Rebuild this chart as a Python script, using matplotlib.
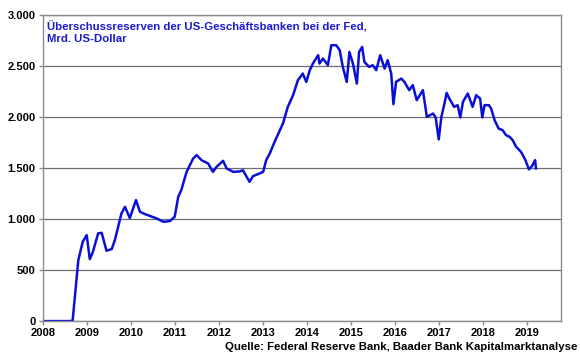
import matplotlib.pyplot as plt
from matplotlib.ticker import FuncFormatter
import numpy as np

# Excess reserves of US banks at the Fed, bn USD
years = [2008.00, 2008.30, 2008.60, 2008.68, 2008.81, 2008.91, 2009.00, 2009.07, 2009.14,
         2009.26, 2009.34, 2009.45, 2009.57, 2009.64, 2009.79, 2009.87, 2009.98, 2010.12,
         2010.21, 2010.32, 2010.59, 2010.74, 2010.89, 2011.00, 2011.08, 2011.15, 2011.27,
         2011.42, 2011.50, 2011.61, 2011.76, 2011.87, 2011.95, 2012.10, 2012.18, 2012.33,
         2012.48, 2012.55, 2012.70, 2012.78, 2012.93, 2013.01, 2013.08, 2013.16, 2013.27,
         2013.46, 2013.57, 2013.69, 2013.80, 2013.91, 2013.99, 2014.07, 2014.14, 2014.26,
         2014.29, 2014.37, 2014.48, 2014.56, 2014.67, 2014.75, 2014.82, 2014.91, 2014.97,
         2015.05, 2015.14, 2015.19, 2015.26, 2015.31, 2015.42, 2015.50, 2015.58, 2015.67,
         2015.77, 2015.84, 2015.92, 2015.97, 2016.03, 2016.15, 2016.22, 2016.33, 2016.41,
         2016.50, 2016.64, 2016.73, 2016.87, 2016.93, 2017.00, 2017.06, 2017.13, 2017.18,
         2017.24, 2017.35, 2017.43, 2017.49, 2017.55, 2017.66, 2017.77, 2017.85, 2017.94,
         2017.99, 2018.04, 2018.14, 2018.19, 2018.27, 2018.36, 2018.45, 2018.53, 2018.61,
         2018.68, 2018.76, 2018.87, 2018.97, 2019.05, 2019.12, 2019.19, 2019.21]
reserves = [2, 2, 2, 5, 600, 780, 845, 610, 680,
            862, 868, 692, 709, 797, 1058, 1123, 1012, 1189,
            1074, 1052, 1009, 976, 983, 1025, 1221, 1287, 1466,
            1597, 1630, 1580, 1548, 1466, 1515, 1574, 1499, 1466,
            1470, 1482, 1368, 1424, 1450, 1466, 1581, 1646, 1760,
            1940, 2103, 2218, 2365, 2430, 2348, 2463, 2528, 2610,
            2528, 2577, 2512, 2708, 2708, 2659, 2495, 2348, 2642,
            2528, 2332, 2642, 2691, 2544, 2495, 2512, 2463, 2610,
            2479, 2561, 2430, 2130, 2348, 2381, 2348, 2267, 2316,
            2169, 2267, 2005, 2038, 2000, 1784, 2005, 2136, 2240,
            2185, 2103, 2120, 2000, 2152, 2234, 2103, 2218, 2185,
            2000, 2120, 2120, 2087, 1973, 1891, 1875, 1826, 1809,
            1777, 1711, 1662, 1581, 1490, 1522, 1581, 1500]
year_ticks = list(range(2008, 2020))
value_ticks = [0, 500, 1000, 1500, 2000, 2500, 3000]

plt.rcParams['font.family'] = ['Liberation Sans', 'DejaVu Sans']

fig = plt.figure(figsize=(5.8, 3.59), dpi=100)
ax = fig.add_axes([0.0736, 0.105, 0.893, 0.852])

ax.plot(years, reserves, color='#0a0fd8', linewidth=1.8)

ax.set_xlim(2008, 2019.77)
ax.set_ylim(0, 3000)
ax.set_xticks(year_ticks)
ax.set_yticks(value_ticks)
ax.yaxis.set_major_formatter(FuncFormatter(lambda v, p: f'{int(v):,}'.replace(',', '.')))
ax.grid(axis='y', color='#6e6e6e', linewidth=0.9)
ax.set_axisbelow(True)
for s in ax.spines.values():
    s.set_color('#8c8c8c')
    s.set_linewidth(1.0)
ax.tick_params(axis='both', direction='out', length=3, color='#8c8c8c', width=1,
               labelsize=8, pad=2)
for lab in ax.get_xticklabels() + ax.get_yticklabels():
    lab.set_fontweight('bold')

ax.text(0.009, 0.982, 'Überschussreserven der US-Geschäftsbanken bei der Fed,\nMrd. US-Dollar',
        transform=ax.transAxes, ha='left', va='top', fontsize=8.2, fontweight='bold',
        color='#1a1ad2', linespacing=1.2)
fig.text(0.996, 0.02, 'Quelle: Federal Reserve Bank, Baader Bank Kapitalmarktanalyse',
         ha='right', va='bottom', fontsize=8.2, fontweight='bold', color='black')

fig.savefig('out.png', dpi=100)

Task instructions »
Repeat, exactly and in full, each line from the start of the data to the line that contains "import numpy as np". Pictures do not go in.

Output for this exercise »
Rebuild this chart as a Python script, using matplotlib.
import matplotlib.pyplot as plt
from matplotlib.ticker import FuncFormatter
import numpy as np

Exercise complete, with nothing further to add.